Data shown
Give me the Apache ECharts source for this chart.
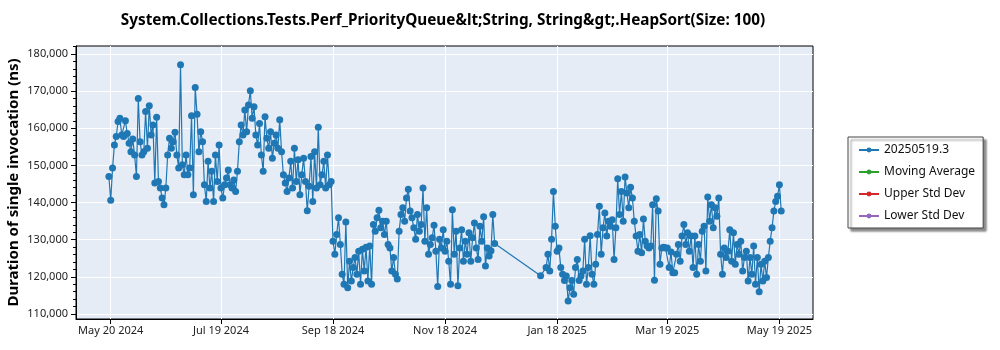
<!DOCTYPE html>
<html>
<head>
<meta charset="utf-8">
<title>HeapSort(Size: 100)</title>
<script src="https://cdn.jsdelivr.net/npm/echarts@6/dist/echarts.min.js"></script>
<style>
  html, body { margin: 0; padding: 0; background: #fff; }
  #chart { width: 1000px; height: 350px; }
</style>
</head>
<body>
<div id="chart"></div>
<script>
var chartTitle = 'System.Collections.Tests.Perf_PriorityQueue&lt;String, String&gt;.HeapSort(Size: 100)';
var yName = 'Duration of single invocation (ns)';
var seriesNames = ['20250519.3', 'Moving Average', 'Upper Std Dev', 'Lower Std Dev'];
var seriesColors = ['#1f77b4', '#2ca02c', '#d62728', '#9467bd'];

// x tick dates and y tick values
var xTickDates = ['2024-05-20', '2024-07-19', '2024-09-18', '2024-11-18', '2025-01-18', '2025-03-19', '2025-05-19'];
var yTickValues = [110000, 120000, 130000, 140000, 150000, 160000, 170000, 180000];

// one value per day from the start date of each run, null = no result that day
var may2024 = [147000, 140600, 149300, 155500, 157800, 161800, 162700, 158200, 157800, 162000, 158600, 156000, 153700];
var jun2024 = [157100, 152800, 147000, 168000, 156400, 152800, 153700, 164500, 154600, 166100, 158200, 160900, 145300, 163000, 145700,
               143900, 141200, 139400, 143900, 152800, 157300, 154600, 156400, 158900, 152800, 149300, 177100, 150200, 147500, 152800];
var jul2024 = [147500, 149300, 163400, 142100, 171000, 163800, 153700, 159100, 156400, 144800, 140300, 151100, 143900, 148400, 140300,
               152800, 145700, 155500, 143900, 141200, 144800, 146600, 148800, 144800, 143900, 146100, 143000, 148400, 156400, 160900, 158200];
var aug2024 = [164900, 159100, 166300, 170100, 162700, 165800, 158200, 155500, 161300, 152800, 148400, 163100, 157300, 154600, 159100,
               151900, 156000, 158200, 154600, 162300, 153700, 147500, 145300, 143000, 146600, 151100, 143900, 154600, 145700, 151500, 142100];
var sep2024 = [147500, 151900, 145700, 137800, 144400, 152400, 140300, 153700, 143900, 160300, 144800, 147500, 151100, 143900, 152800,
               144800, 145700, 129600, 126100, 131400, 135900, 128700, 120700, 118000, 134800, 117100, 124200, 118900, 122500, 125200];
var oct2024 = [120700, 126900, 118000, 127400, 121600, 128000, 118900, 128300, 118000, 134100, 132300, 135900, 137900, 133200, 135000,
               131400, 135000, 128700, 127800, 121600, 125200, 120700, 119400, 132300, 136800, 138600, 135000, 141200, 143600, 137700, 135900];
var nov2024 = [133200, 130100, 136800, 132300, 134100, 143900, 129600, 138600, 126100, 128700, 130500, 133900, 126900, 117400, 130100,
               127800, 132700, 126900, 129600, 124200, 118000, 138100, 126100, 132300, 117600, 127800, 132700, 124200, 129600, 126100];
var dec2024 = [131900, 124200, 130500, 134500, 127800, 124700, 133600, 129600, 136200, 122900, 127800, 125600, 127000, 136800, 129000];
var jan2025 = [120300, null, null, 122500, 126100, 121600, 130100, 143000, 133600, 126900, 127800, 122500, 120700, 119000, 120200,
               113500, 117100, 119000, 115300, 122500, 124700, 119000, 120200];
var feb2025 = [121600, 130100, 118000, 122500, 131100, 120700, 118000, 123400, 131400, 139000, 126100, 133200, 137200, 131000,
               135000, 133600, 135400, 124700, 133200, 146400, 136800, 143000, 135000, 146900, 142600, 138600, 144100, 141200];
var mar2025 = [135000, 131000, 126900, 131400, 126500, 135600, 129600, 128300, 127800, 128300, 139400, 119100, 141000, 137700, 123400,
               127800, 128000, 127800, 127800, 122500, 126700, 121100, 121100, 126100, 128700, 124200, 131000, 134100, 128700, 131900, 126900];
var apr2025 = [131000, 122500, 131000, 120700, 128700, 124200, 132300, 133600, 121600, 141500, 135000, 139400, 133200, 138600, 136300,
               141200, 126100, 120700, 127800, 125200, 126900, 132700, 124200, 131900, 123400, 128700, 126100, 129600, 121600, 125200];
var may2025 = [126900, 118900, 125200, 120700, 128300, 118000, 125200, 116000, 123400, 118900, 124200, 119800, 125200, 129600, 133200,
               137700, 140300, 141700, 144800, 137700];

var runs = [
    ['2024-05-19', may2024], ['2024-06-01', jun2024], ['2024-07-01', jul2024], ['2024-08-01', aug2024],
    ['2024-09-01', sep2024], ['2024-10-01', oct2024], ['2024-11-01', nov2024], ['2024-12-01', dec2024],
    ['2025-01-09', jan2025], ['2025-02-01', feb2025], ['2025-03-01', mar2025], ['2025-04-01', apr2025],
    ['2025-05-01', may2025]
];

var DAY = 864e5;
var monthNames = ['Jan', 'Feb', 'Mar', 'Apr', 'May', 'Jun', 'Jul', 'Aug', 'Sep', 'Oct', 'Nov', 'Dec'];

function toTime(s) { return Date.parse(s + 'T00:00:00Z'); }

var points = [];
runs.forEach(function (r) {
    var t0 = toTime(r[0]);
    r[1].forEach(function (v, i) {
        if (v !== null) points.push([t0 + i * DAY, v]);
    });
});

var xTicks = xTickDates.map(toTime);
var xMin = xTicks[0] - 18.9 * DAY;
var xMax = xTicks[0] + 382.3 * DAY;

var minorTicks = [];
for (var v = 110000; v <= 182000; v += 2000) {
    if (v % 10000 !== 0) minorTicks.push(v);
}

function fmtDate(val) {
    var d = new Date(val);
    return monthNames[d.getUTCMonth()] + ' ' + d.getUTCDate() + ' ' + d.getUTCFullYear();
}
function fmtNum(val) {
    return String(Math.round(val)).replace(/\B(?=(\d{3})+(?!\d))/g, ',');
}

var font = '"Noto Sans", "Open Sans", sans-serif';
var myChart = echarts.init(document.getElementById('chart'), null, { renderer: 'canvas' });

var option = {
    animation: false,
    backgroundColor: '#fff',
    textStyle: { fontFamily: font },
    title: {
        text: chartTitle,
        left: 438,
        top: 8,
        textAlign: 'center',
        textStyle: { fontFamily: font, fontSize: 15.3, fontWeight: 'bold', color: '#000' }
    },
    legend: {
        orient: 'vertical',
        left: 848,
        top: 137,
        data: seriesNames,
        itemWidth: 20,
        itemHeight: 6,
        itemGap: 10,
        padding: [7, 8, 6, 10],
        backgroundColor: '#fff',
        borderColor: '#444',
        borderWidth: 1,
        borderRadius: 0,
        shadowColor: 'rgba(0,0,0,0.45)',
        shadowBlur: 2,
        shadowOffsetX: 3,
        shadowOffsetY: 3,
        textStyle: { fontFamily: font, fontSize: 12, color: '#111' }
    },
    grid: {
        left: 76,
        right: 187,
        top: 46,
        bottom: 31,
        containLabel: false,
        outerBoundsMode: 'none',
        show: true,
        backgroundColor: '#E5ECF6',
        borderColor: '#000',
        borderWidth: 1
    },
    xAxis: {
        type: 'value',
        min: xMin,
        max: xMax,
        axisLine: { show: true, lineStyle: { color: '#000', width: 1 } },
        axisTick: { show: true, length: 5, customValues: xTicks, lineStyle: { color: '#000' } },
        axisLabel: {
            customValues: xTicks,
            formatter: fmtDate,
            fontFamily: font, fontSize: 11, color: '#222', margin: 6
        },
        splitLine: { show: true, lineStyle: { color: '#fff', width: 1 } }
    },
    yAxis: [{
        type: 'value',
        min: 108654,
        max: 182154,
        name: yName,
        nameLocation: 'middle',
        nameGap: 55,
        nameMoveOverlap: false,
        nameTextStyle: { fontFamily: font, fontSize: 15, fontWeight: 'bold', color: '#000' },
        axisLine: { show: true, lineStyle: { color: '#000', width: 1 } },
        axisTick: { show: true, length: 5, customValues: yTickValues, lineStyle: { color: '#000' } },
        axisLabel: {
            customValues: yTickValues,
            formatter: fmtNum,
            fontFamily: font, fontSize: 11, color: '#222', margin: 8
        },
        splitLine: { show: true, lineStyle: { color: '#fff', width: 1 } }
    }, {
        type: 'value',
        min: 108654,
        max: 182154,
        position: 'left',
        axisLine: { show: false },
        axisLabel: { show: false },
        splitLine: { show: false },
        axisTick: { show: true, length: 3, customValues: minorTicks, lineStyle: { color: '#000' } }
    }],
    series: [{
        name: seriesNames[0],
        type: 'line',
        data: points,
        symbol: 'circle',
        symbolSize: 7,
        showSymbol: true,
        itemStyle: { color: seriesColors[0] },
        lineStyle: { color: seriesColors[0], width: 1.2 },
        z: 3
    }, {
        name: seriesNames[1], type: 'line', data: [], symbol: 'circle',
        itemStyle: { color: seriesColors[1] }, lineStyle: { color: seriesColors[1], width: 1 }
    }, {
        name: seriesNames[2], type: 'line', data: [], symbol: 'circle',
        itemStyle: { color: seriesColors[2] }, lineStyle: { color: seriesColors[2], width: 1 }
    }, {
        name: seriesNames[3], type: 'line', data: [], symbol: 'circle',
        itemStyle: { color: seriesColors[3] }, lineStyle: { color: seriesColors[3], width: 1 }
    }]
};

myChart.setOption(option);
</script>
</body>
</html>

Exercise task
Repeat the listing above exactly from its first line to the line containing "160000, 170000, 180000];", both included, and omit the pictures.

Exercise answer
Give me the Apache ECharts source for this chart.
<!DOCTYPE html>
<html>
<head>
<meta charset="utf-8">
<title>HeapSort(Size: 100)</title>
<script src="https://cdn.jsdelivr.net/npm/echarts@6/dist/echarts.min.js"></script>
<style>
  html, body { margin: 0; padding: 0; background: #fff; }
  #chart { width: 1000px; height: 350px; }
</style>
</head>
<body>
<div id="chart"></div>
<script>
var chartTitle = 'System.Collections.Tests.Perf_PriorityQueue&lt;String, String&gt;.HeapSort(Size: 100)';
var yName = 'Duration of single invocation (ns)';
var seriesNames = ['20250519.3', 'Moving Average', 'Upper Std Dev', 'Lower Std Dev'];
var seriesColors = ['#1f77b4', '#2ca02c', '#d62728', '#9467bd'];

// x tick dates and y tick values
var xTickDates = ['2024-05-20', '2024-07-19', '2024-09-18', '2024-11-18', '2025-01-18', '2025-03-19', '2025-05-19'];
var yTickValues = [110000, 120000, 130000, 140000, 150000, 160000, 170000, 180000];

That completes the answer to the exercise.